Airflow

Integrate Debezium with AWS Secret Manager For Retrieving Passwords

gcp , bigquery , postgresql

Debezium is my all-time favorite CDC tool. It’s an OpenSource Kafka connect application that extracts the CDC data from MSSQL, MySQL, Oracle, Postgresql MongoDB, and a few more databases. Generally, the Kafka connect will use plain text passwords or external secrets to pass the password. But still, it is a plain text password from the external secret. After a long time, I was going to deploy a debezium connector for a MySQL database. The whole stack is on AWS and we are using AWS Secret manager for storing and rotating passwords. I was checking a few more options to integrate the AWS Secret Manager with debezium via Environment variables, but I couldn’t make it work. It is very easy if you are deploying it via Docker. But I was doing this on an EC2 instance. Then I found an interesting plugin called Secret Provider from lenses.io. Seems it’s providing the out of the box integration with AWS, Azure, Hashicorp Vault, and more. Here is a small tutorial for integrating the AWS Secret manager with Debezium using this Lenses’s secret provider.

Reasons to consider this plugin: #

  1. Integration with cloud providers(GCP is still not supported)
  2. Passwords are not exposed via API
  3. Lightweight
  4. Works with EC2 instance’s IAM Role and Keys.

How does it work? #

Integrate Debezium with AWS Secret Manager For Retrieving Passwords

In any source or sink connectors, we need to pass the Secret name and it’ll look like an env variable.
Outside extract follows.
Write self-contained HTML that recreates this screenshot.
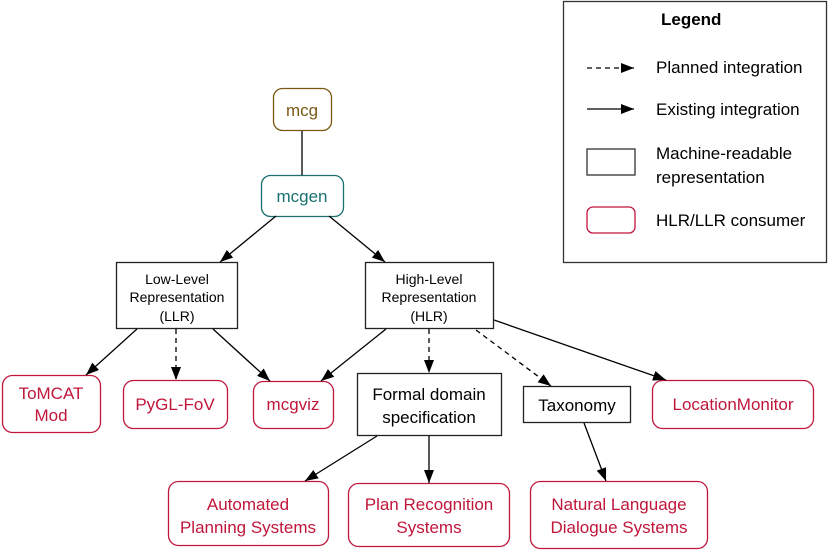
<!DOCTYPE html>
<html><head><meta charset="utf-8"><style>
html,body{margin:0;padding:0;background:#fff;width:830px;height:550px;overflow:hidden}
svg{display:block}
text{font-family:"Liberation Sans",sans-serif}
</style></head><body>
<svg width="830" height="550" viewBox="0 0 830 550" xmlns="http://www.w3.org/2000/svg">
<defs>
<marker id="a" markerWidth="13" markerHeight="10" refX="13" refY="5" orient="auto" markerUnits="userSpaceOnUse">
<path d="M0,0 L13,5 L0,10 z" fill="#000"/></marker>
</defs>
<g fill="none" stroke-width="1.3">
<rect x="563.5" y="1.5" width="263" height="261" stroke="#333"/>
<line x1="587" y1="68" x2="634" y2="68" stroke="#000" stroke-dasharray="5,4" marker-end="url(#a)"/>
<line x1="587" y1="109" x2="634" y2="109" stroke="#000" marker-end="url(#a)"/>
<rect x="587" y="149" width="48" height="26" stroke="#333"/>
<rect x="587" y="207" width="48" height="26" rx="6" stroke="#c0163a"/>
<rect x="273.5" y="88.5" width="58" height="42" rx="9" stroke="#7a5a12"/>
<rect x="261.5" y="175.5" width="82" height="41" rx="9" stroke="#1a6f6f"/>
<rect x="116.5" y="262.5" width="121" height="66" stroke="#222"/>
<rect x="365.5" y="262.5" width="128" height="66" stroke="#222"/>
<rect x="357.5" y="373.5" width="144" height="62" stroke="#222"/>
<rect x="523.5" y="386.5" width="107" height="36" stroke="#222"/>
<g stroke="#c0163a">
<rect x="2.5" y="375.5" width="98" height="57" rx="10"/>
<rect x="123.5" y="380.5" width="104" height="48" rx="10"/>
<rect x="253.5" y="381.5" width="80" height="47" rx="10"/>
<rect x="652.5" y="380.5" width="161" height="48" rx="10"/>
<rect x="168.5" y="481.5" width="160" height="64" rx="10"/>
<rect x="348.5" y="483.5" width="161" height="63" rx="10"/>
<rect x="530.5" y="481.5" width="177" height="67" rx="10"/>
</g>
<g stroke="#000">
<line x1="302" y1="131" x2="302" y2="175"/>
<line x1="276" y1="216" x2="220" y2="262" marker-end="url(#a)"/>
<line x1="329" y1="216" x2="385" y2="262" marker-end="url(#a)"/>
<line x1="137" y1="329" x2="86" y2="375" marker-end="url(#a)"/>
<line x1="176" y1="329" x2="176" y2="380" stroke-dasharray="5,4" marker-end="url(#a)"/>
<line x1="213" y1="329" x2="270" y2="381" marker-end="url(#a)"/>
<line x1="386" y1="329" x2="321" y2="381" marker-end="url(#a)"/>
<line x1="429" y1="329" x2="429" y2="373" stroke-dasharray="5,4" marker-end="url(#a)"/>
<line x1="476" y1="330" x2="551" y2="386" stroke-dasharray="5,4" marker-end="url(#a)"/>
<line x1="494" y1="320" x2="666" y2="380" marker-end="url(#a)"/>
<line x1="377" y1="436" x2="305" y2="481" marker-end="url(#a)"/>
<line x1="429" y1="436" x2="429" y2="483" marker-end="url(#a)"/>
<line x1="584" y1="423" x2="606" y2="481" marker-end="url(#a)"/>
</g>
</g>
<g font-size="17" fill="#000" text-anchor="start">
<text x="661" y="25" font-weight="bold" font-size="17">Legend</text>
<text x="656" y="73">Planned integration</text>
<text x="656" y="115">Existing integration</text>
<text x="656" y="159">Machine-readable</text>
<text x="656" y="183">representation</text>
<text x="656" y="226">HLR/LLR consumer</text>
</g>
<g text-anchor="middle" font-size="17">
<text x="302" y="116" fill="#7a5a12">mcg</text>
<text x="302" y="202" fill="#1a6f6f">mcgen</text>
<g font-size="14" fill="#000">
<text x="177" y="284">Low-Level</text>
<text x="177" y="302">Representation</text>
<text x="177" y="321">(LLR)</text>
<text x="429" y="284">High-Level</text>
<text x="429" y="302">Representation</text>
<text x="429" y="321">(HLR)</text>
</g>
<text x="429" y="400" fill="#000">Formal domain</text>
<text x="429" y="423" fill="#000">specification</text>
<text x="577" y="411" fill="#000">Taxonomy</text>
<g fill="#c0163a">
<text x="51" y="399">ToMCAT</text>
<text x="51" y="421">Mod</text>
<text x="175" y="410">PyGL-FoV</text>
<text x="293" y="410">mcgviz</text>
<text x="733" y="410">LocationMonitor</text>
<text x="248" y="510">Automated</text>
<text x="248" y="533">Planning Systems</text>
<text x="429" y="510">Plan Recognition</text>
<text x="429" y="533">Systems</text>
<text x="619" y="510">Natural Language</text>
<text x="619" y="533">Dialogue Systems</text>
</g>
</g>
</svg>
</body></html>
For example, if we have a secret name called prod_db_password for a MySQL password with the Key value pair of {"password": "My-Strong-Pass"} then we need to pass the value as ${aws:prod_db_password:password}.

Then while creating the connector, it’ll check whether the IAM role has been attached and having the necessary permissions to get the secret, Or any access and secret key provide to retrieve the secret then, it’ll call the GetSecret API to get the password from the AWS Secret Manager.

Demo Time: #

Let’s create a secret for your MySQL user in the AWS secret.

  • Secret Name: prod/debezium/mysql/service1
  • Key & Value: mysql_pass:mystrong-pass

Create an EC2 IAM role: #

Permissions: #

{
    "Version": "2012-10-17",
    "Statement": [
        {
            "Sid": "VisualEditor0",
            "Effect": "Allow",
            "Action": [
                "secretsmanager:GetSecretValue",
                "secretsmanager:DescribeSecret"
            ],
            "Resource": "arn:aws:secretsmanager:<<YOUR_SECRET_REGION>>:<<AWS_ACCOUNT_NUMBER>>:secret:prod/debezium/*"
        }
    ]
}

Install the Secret Provider plugin: #

cd /usr/share/confluent-hub-components
wget https://github.com/lensesio/secret-provider/releases/download/2.1.6/secret-provider-2.1.6-all.jar

Note: /usr/share/confluent-hub-components - This is my plugin directory, you can download the JAR anywhere and put that path into plugin.path

Add the plugin configurations into the worker properties

vi /etc/kafka/connect-distributed.properties

config.providers=aws
config.providers.aws.class=io.lenses.connect.secrets.providers.AWSSecretProvider
config.providers.aws.param.aws.auth.method=default
config.providers.aws.param.aws.access.key=$AWS_ACCESS_KEY_ID
config.providers.aws.param.aws.secret.key=$AWS_SECRET_ACCESS_KEY
config.providers.aws.param.aws.region=ap-south-1
config.providers.aws.param.file.dir= /etc/kafka/

Restart the kafka connect service.

Debezium Connector Config: #

Its not a full config file. File name: mysql.json

...
...
"database.hostname": "xxxxxx.ap-south-1.rds.amazonaws.com",
"database.port": "3306",
"database.user": "root",
"database.password": "${aws:prod/debezium/mysql/service1:mysql_pass}",

Testing: #

Let’s create this connector.

curl -X POST -H "Content-Type: application/json" http://localhost:8083/connectors -d @mysql.json

And the status:

curl GET localhost:8083/connectors/mysql-connector-db01/status 

{
  "name": "mysql-connector-db01",
  "connector": {
    "state": "RUNNING",
    "worker_id": "172.30.32.13:8083"
  },
  "tasks": [
    {
      "id": 0,
      "state": "RUNNING",
      "worker_id": "172.30.32.13:8083"
    }
  ],
  "type": "source"
}

Whoo hooo!, it worked. I really like this plugin but still, one thing is not clear to me. While calling the secret, it is trying to access a file insider the directory (config.providers.aws.param.file.dir= /etc/kafka/). If we have the secret like /prod/data/mysql/mypass then it is expecting a directory structure under the /etc/kafka.

mkdir /etc/kafka/prod/data/mysql/mypass

I have raised an issue in their Github repo, lets see. But overall, there were no issues with this plugin.